É muito estranho que a evidência da existência de uma pessoa não seja suficiente para identifica-la no tempo. Não tendo, aquela mensagem, sido gravada há vinte minutos, mas sim há vinte anos, faz com que ela não signifique nada hoje. Digo, perde-se a necessidade de efeito para uma causa – ou vice-versa. É só um registro, mas não um "gatilho". E por não significar nada hoje, permanecendo a indiferença da evidência no tempo – por não ser possível identificar se hoje, ou se há vinte anos –, por que eu deveria acreditar que a mensagem teve algum significado no momento em que foi criada? A gravação, no instante em que a ouvi, era somente um "nó" no tempo, unindo o "agora" com o "há vinte anos". Ela fez o passado parecer um sonho. Nós parecemos um sonho.
Percebe? A marca no tempo não perpetuou, ao contrário, revelou a insignificância. Chego à conclusão de que um legado não nos eterniza, mas nos confina. Ele confirma que não somos nada. Uma marca no tempo é apenas um "nó", eliminando todo significado e importância que damos ao "tique-taque". Não faz a menor diferença. Não fazemos a menor diferença.
Desviando: A quem possa interessar, aquela gravação foi a despedida de uma passageira de um dos voos do atentado de 11 de setembro, em 2001, nos EUA. Também já falei sobre nossa insignificância aqui.

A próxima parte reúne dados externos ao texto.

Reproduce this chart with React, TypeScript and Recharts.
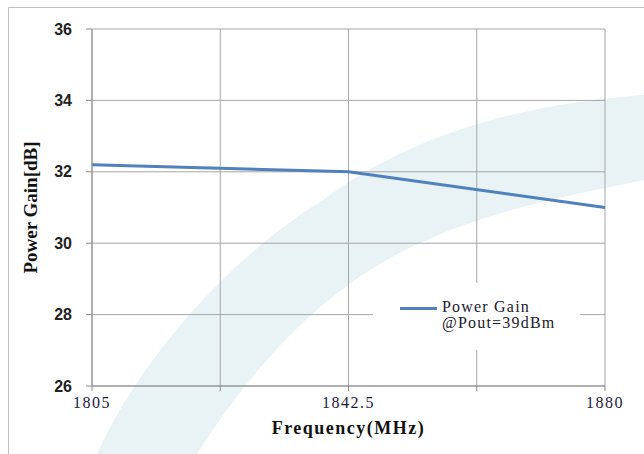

Voltando: É muito estranho ouvir uma pessoa falar sobre a hipótese da sua morte, minutos ou segundos antes de ela se concretizar, quando hoje sabemos que foi tão certa. A irracionalidade de nosso cérebro parece nos impelir a tentar entrar em contato com aquela pessoa, do "agora" para "há vinte anos", e dizer a ela o que precisa ser feito, ou o que ela vai enfrentar. Nossa mente não "desata" bem "nós" no tempo.
Nossos corações, definitivamente, não foram preparados para aceitar o leite derramado, inclusive e principalmente, quando a jarra de leite é a nossa própria existência. E essa é causa, encarar o leite derramado nos revela que nós nem sabemos se existimos de verdade.